Anyway, I think, that it explains quite nicely anomalous rating data
collected from FIBS. Article answers to question: how much does
better player get advantage from the cube? It explains also how the
rating system should be modified in order that it would work better
for different match lengths.

Best regards,

Matti Rinta-Nikkola


1. The ELO system
-----------------

Basic assumption in ELO rating system is that the rating distribution of
players will follow Gaussian distribution.  The assumption leads to the
match winning probability formula:

                   1
  P(D) = --------------------- , (1)
         10**(-D*sqrt(S)/W) + 1

where D is the ELO difference
      S=S(N) is opportunity for skill in the N point match
      W is the class width

In ELO system the winner of the match will gain

  (1-P)M*sqrt(S)  (2)

points and the looser will lost the same amount.
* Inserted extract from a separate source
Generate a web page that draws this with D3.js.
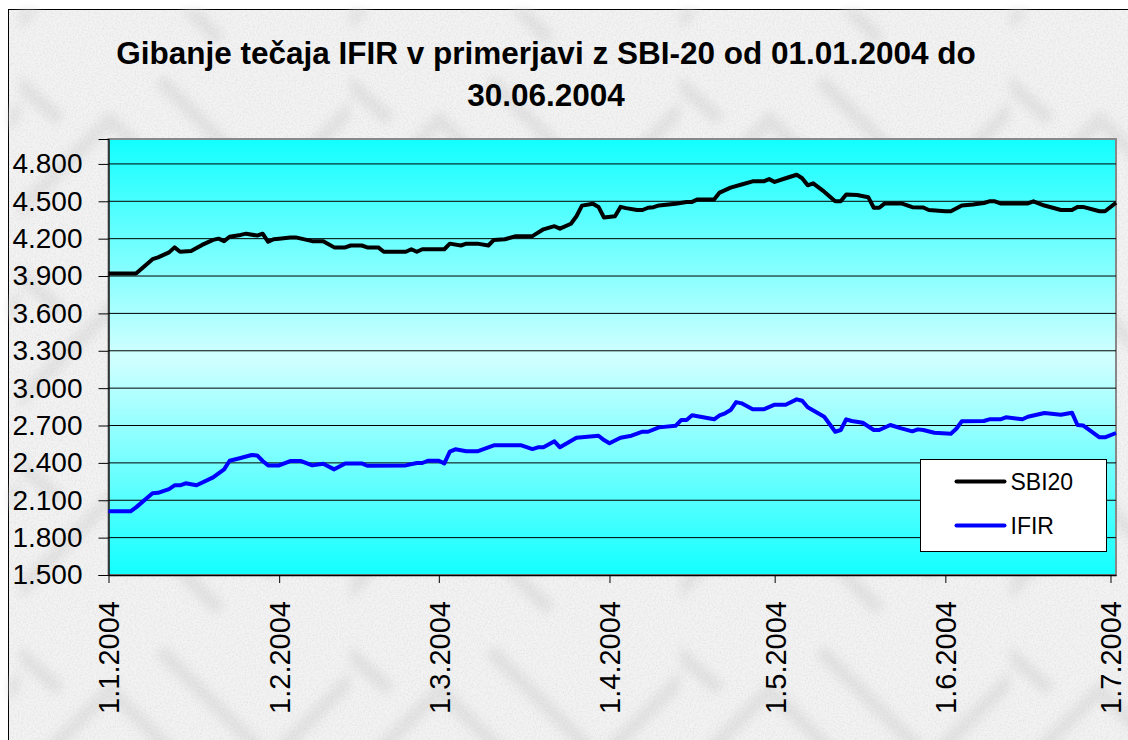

On rating system the class width W and the mean of the rating
distribution <ELO> can be set arbitrary.  Backgammon servers (that I
know Netgammon, FIBS and Gamesgrid) have chosen class width W=2000,
<ELO> =1500 and constant M=5 (eq 2).  Note the relationship between
constant M and class width W.  If you desire to set lower (higher) value
for W you should also lower (higher) the value of M.  Skill function
S(N) has been solved assuming that the game winner will always get 1
point (ref 1).  That assumption leads to the function

  S(N) = N. (3)

If we take account gammons and doubling cube it is shown that Skill
function has a form

               N - 1
  S(N) = 1 + C ----- ; N=1,3,5,7.... , (4)
                 2

where constant C should be solved using the match statistics of the
server (ref 2).  We know that the value of C will be .8 < C < 2
(ref 3,4).


2. Determining Skill function constant
--------------------------------------

2.1 Continuos zero volatility game
----------------------------------

Constant C on eq(4) can be divided in two parts C=cp+ch, where cp
presents checker playing and ch cube handling skill.  It has been shown
that cp=.84 (ref 3,4) while the part of the cube handling skill is still
more or less open question.  Opportunity for skill could be equally
understood as possibility for error.  One way to estimate ch is to
determine maximum "reasonable" cube handling error that players could do
and evaluate its effect to game result.  In order to estimate ch we will
make following assumptions:

    1) maximum cube handling error = cube is never used
    2) backgammon game = continuos and zero volatility game
    3) equity change is directly proportional to the skill

Two players with equal checker play skills but maximum diversity in cube
handling skills play money game.  We will assume that perfect doubling
point is p=.75, where p is cubeless game winning probability, and that
doubles are always dropped (from zero volatility assumption it follows
that perfect doubles are equally correct to take or drop).  Money game
equity can be written as a function of cubeless game winning probability

  Eq(p) = 2.67p - 1,   (5)

see figure 1.  At the beginning of the game Eq(.5)=.33 i.e.  maximum
advantage that player can obtain using cube.  In order to win a game
equity change DEq=.67 has to be concurred by checker play.  Using
assumption 3) we can write

       cp
  C = ---- = 1.3 ; assuming N >> 3.
      .67

Notice small error on figure 1 and equation (5). Average win for the
player who does not use cube is bigger than one. Player who uses cube
does not get additional cubing advantage from the gammons because this
advantage is compensated by gammon wins of player who plays without
cube. Using different assumption for gammonless doubling point
.8> p >.75 Skill function constant varies 1.1< C <1.3. Doubling point
.8 corresponds alive cube and .75 corresponds dead cube. Average
doubling point (omitting gammons) is p=.78 (ref 5,6) which will give
C=1.2.

            .75
   ---------------  1
             /
            /
          |/
         -/-     - .33
         /|
   -----/---------  0
       /
      /
     /
    /
   /      |
   --------------- -1
  0      .5      1

  Figure 1. Money game equity as a function of cubeless game winning
            probability.


2.2 Average number of games
---------------------------

Note that in Skill equation (4) opportunity for skill is expressed "1
point match skill" as unit.  The complication determining constant C is
partly rising from the fact that N point match (N>1) there are elements
which are missing from one point match i.e.  cube and gammon factor.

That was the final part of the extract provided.